When backstage at the Thierry Mugler show Suzy Menkes asked Nicola Formichetti and Lady Gaga if fashion is (and should be) about performance they answered no, but their body language said yes. In today’s fashion, if willing or not, styling is just as important as design, and the object of representation is not the subject, even if presented in the proper context, with the right details and backed up with visual elements making a statement, a concept or an identity stand out.
Several authoritative voices have gone as far as to say that the word fashion should be replaced by the word style. Without necessarily assuming this extreme vision as indubitable, one can say that styling is always present in fashion, starting from the presentation of a collection to its publication in the media. Moreover, in the convergent era, we assist in a thrilling divergence between extremely technological representations, like Gareth Pugh’s videos where styling makes the brand identity, and the re-flowering of independent printed magazines where styling is central to the editorial activity.
The Fashion Styling master course aims to create a figure able to set future trends, define the image of a collection or the positioning of a brand, and invent fashion icons by working in collaboration with designers, show directors, magazines, retailers, advertising agencies and celebrities. In this particular edition focus will be on editorial activity, including the realization of photo shoots, a look book, and creating relationships between photographers and editors.

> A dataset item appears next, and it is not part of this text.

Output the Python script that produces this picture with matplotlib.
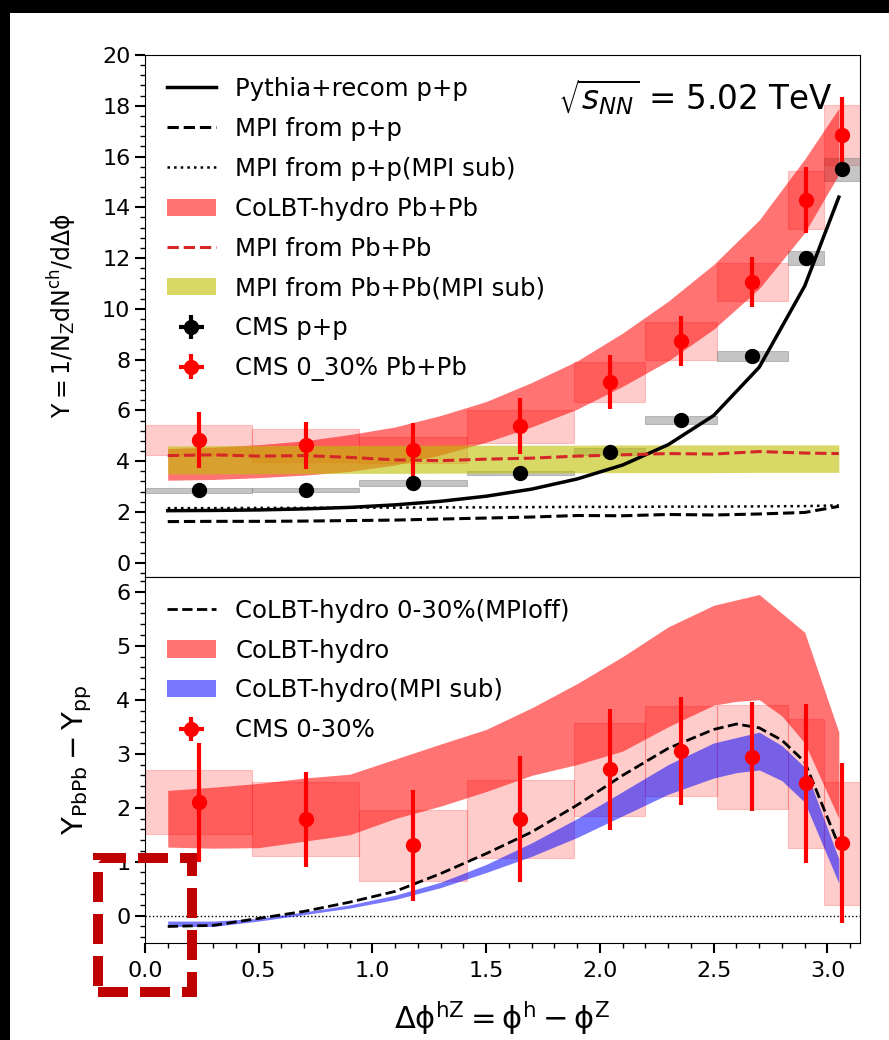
import numpy as np
import matplotlib.pyplot as plt
from matplotlib.patches import Rectangle, Patch
from matplotlib.ticker import MultipleLocator

plt.rcParams['font.family'] = ['DejaVu Sans']
plt.rcParams['mathtext.fontset'] = 'dejavusans'

# CMS delta-phi bins (edges in units of pi/20)
bin_edges = np.pi * np.array([0, 3, 6, 9, 12, 14, 16, 18, 19, 20]) / 20
bin_centers = 0.5 * (bin_edges[:-1] + bin_edges[1:])

# ---- upper panel: yields ----
cms_pp_y = [2.86, 2.88, 3.14, 3.53, 4.38, 5.62, 8.15, 12.0, 15.5]
cms_pp_sys = [0.1, 0.08, 0.1, 0.08, 0.12, 0.15, 0.2, 0.26, 0.46]
cms_pp_err = [0.05, 0.05, 0.05, 0.06, 0.08, 0.1, 0.12, 0.15, 0.2]

cms_pbpb_y = [4.85, 4.62, 4.44, 5.37, 7.12, 8.74, 11.07, 14.3, 16.86]
cms_pbpb_err = [1.1, 0.92, 1.05, 1.1, 1.08, 0.99, 0.99, 1.3, 1.47]
cms_pbpb_sys = [0.59, 0.65, 0.5, 0.66, 0.79, 0.75, 0.75, 1.15, 1.18]

theory_x = [0.1, 0.3, 0.5, 0.7, 0.9, 1.1, 1.3, 1.5, 1.7, 1.9, 2.1, 2.3, 2.5, 2.7, 2.9, 3.05]
pythia_pp = [2.05, 2.06, 2.08, 2.12, 2.18, 2.28, 2.42, 2.62, 2.9, 3.3, 3.85, 4.65, 5.8, 7.7, 10.9, 14.4]
mpi_pp = [1.62, 1.63, 1.63, 1.64, 1.66, 1.68, 1.72, 1.76, 1.8, 1.86, 1.85, 1.9, 1.88, 1.92, 1.98, 2.22]
mpi_pp_sub = [2.15, 2.15, 2.16, 2.16, 2.17, 2.17, 2.18, 2.18, 2.19, 2.2, 2.2, 2.21, 2.21, 2.22, 2.23, 2.26]
colbt_lo = [3.25, 3.28, 3.35, 3.45, 3.6, 3.85, 4.25, 4.75, 5.35, 6.05, 6.95, 7.95, 9.2, 10.8, 13.0, 15.3]
colbt_hi = [4.5, 4.55, 4.65, 4.8, 5.05, 5.35, 5.8, 6.35, 7.1, 7.95, 9.05, 10.3, 11.75, 13.5, 15.9, 17.9]
mpi_pbpb = [4.22, 4.25, 4.2, 4.22, 4.15, 4.05, 4.02, 4.08, 4.12, 4.2, 4.25, 4.3, 4.28, 4.38, 4.32, 4.3]
mpi_sub_lo = [3.5, 3.5, 3.5, 3.51, 3.52, 3.52, 3.53, 3.53, 3.54, 3.54, 3.55, 3.55, 3.55, 3.56, 3.56, 3.56]
mpi_sub_hi = [4.6, 4.61, 4.61, 4.62, 4.62, 4.62, 4.63, 4.63, 4.63, 4.63, 4.64, 4.64, 4.64, 4.64, 4.64, 4.64]

# ---- lower panel: PbPb - pp ----
diff_y = [2.1, 1.79, 1.30, 1.79, 2.71, 3.05, 2.94, 2.45, 1.34]
diff_err = [1.1, 0.88, 1.03, 1.17, 1.12, 1.0, 1.01, 1.47, 1.48]
diff_sys = [0.59, 0.68, 0.65, 0.73, 0.86, 0.83, 0.97, 1.19, 1.14]

diff_x = [0.1, 0.3, 0.5, 0.7, 0.9, 1.1, 1.3, 1.5, 1.7, 1.9, 2.1, 2.3, 2.5, 2.6, 2.7, 2.8, 2.9, 3.05]
mpioff = [-0.2, -0.18, -0.05, 0.08, 0.25, 0.45, 0.78, 1.15, 1.55, 2.05, 2.6, 3.1, 3.45, 3.55, 3.48, 3.25, 2.85, 1.3]
colbt_d_lo = [1.27, 1.25, 1.26, 1.38, 1.5, 1.8, 2.03, 2.3, 2.6, 2.8, 3.05, 3.5, 3.9, 3.97, 4.0, 3.7, 3.2, 1.8]
colbt_d_hi = [2.32, 2.38, 2.45, 2.55, 2.62, 2.9, 3.18, 3.45, 3.85, 4.3, 4.8, 5.35, 5.75, 5.85, 5.95, 5.6, 5.25, 3.4]
sub_d_lo = [-0.2, -0.2, -0.1, 0.02, 0.14, 0.3, 0.52, 0.8, 1.1, 1.45, 1.85, 2.25, 2.55, 2.65, 2.7, 2.5, 2.1, 0.6]
sub_d_hi = [-0.1, -0.1, -0.05, 0.07, 0.2, 0.38, 0.62, 0.95, 1.35, 1.8, 2.3, 2.8, 3.2, 3.3, 3.4, 3.15, 2.75, 1.05]

leg_fs = 17.6
fig = plt.figure(figsize=(8.89, 10.40), dpi=100)
ax1 = fig.add_axes([0.1631, 0.4455, 0.8039, 0.5016])
ax2 = fig.add_axes([0.1631, 0.0936, 0.8039, 0.3519])


def sys_boxes(ax, yc, half, **kw):
    for i in range(len(yc)):
        x0, x1 = bin_edges[i], bin_edges[i + 1]
        ax.add_patch(Rectangle((x0, yc[i] - half[i]), x1 - x0, 2 * half[i], **kw))


# upper panel
sys_boxes(ax1, cms_pbpb_y, cms_pbpb_sys, facecolor='red', edgecolor='red', alpha=0.2, lw=0.8, zorder=1)
sys_boxes(ax1, cms_pp_y, cms_pp_sys, facecolor='grey', edgecolor='grey', alpha=0.45, lw=0.8, zorder=1)
ax1.fill_between(theory_x, colbt_lo, colbt_hi, color='red', alpha=0.55, lw=0, zorder=2)
ax1.fill_between(theory_x, mpi_sub_lo, mpi_sub_hi, color='y', alpha=0.6, lw=0, zorder=2)
ax1.plot(theory_x, pythia_pp, color='k', lw=2.5, zorder=3)
ax1.plot(theory_x, mpi_pp, color='k', ls='--', lw=2.2, zorder=3)
ax1.plot(theory_x, mpi_pp_sub, color='k', ls=':', lw=1.8, zorder=3)
ax1.plot(theory_x, mpi_pbpb, color='tab:red', ls='--', lw=2.2, zorder=3)
eb_pp = ax1.errorbar(bin_centers, cms_pp_y, yerr=cms_pp_err, xerr=0 * np.array(cms_pp_err),
                     fmt='o', color='k', ms=10, elinewidth=3, capsize=0, zorder=4)
eb_pb = ax1.errorbar(bin_centers, cms_pbpb_y, yerr=cms_pbpb_err, xerr=0 * np.array(cms_pbpb_err),
                     fmt='o', color='red', ms=10, elinewidth=3, capsize=0, zorder=4)

h_top = [
    plt.Line2D([], [], color='k', lw=2.5),
    plt.Line2D([], [], color='k', ls='--', lw=2.2),
    plt.Line2D([], [], color='k', ls=':', lw=1.8),
    Patch(facecolor='red', alpha=0.55),
    plt.Line2D([], [], color='tab:red', ls='--', lw=2.2),
    Patch(facecolor='y', alpha=0.6),
    eb_pp, eb_pb,
]
l_top = ['Pythia+recom p+p', 'MPI from p+p', 'MPI from p+p(MPI sub)', 'CoLBT-hydro Pb+Pb',
         'MPI from Pb+Pb', 'MPI from Pb+Pb(MPI sub)', 'CMS p+p', 'CMS 0_30% Pb+Pb']
ax1.legend(h_top, l_top, loc='upper left', frameon=False, fontsize=leg_fs, labelspacing=0.65)
ax1.text(0.578, 0.92, r'$\sqrt{s_{NN}}$ = 5.02 TeV', transform=ax1.transAxes,
         fontsize=23.5, ha='left', va='center')

ax1.set_xlim(0, np.pi)
ax1.set_ylim(-0.55, 20)
ax1.yaxis.set_major_locator(MultipleLocator(2))
ax1.yaxis.set_minor_locator(MultipleLocator(0.4))
ax1.tick_params(axis='x', which='both', bottom=False, labelbottom=False)
ax1.set_ylabel(r'$\mathrm{Y = 1/N_Z dN^{ch}/d\Delta\phi}$', fontsize=17)
ax1.yaxis.set_label_coords(-0.093, 0.5)

# lower panel
sys_boxes(ax2, diff_y, diff_sys, facecolor='red', edgecolor='red', alpha=0.2, lw=0.8, zorder=1)
ax2.fill_between(diff_x, colbt_d_lo, colbt_d_hi, color='red', alpha=0.55, lw=0, zorder=2)
ax2.fill_between(diff_x, sub_d_lo, sub_d_hi, color='blue', alpha=0.53, lw=0, zorder=2)
ax2.plot(diff_x, mpioff, color='k', ls='--', lw=2, zorder=3)
ax2.axhline(0, color='k', ls=':', lw=1, zorder=0)
eb_d = ax2.errorbar(bin_centers, diff_y, yerr=diff_err, xerr=0 * np.array(diff_err),
                    fmt='o', color='red', ms=10, elinewidth=3, capsize=0, zorder=4)

h_bot = [
    plt.Line2D([], [], color='k', ls='--', lw=2),
    Patch(facecolor='red', alpha=0.55),
    Patch(facecolor='blue', alpha=0.53),
    eb_d,
]
l_bot = ['CoLBT-hydro 0-30%(MPIoff)', 'CoLBT-hydro', 'CoLBT-hydro(MPI sub)', 'CMS 0-30%']
ax2.legend(h_bot, l_bot, loc='upper left', frameon=False, fontsize=leg_fs, labelspacing=0.65)

ax2.set_xlim(0, np.pi)
ax2.set_ylim(-0.5, 6.28)
ax2.xaxis.set_major_locator(MultipleLocator(0.5))
ax2.xaxis.set_minor_locator(MultipleLocator(0.1))
ax2.yaxis.set_major_locator(MultipleLocator(1))
ax2.yaxis.set_minor_locator(MultipleLocator(0.2))
ax2.set_ylabel(r'$\mathrm{Y_{PbPb} - Y_{pp}}$', fontsize=21)
ax2.yaxis.set_label_coords(-0.072, 0.5)
ax2.set_xlabel(r'$\mathrm{\Delta\phi^{hZ} = \phi^h - \phi^Z}$', fontsize=22, labelpad=13)

for ax in (ax1, ax2):
    ax.tick_params(which='major', length=7, width=1.5, labelsize=16, direction='out')
    ax.tick_params(which='minor', length=3.5, width=1, direction='out')
ax2.tick_params(axis='x', which='major', pad=6)

# dark frame along the top and left edge
fig.patches.append(Rectangle((0, 1 - 13 / 1040), 1, 13 / 1040, transform=fig.transFigure,
                             facecolor='black', edgecolor='none', zorder=-1))
fig.patches.append(Rectangle((0, 0), 10 / 889, 1, transform=fig.transFigure,
                             facecolor='black', edgecolor='none', zorder=-1))

# highlight box around the origin of the lower panel
fig.patches.append(Rectangle((98 / 889, 1 - 991.5 / 1040), 93.5 / 889, 133.5 / 1040,
                             transform=fig.transFigure, fill=False, edgecolor='#c00000',
                             lw=7.2, ls=(0, (3, 1.2)), zorder=10))

fig.savefig('out.png', dpi=100)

Professionals in this field require not only specific competencies but also a highly developed aesthetic vision and talent, indispensable to understand, absorb and generate the most innovative concepts of a fast changing but everlasting fashion world. To accomplish this goal, students will follow the footsteps of famous stylists such as Carine Roitfeld, Joe McKenna and Olivier Rizzo, and photographers such as Mario Testino, Mario Sorrenti, Inez Van Lamsweerde & Vinoodh Matadin, Steven Meisel and Tim Walker.
The master course incorporates three aspects, forming the figure of the Fashion Stylist:
Cultural: the history and theory of fashion, its main players, actors and icons, the deep meaning of a garment or an accessory, the link between ethics and aesthetics, the inspirations of contemporary art, the bond between fashion and other moments in which style is present (e.g. cinema, theatre, music).
Creative: styling in the realization of a collection, an event, an interior space, a printed issue, the imaginary becoming image, practical skills producing and promoting fashion images in collaboration with designers, photographers, models, hair and make up artists, location hunters, art directors and editors.
Managerial: the fashion industry in its time and space from production to communication, the market made of person-clients, the archetypes, style as method for positioning a brand, brand building process, the retail environment, organization of an event, the principles of [visual] merchandising.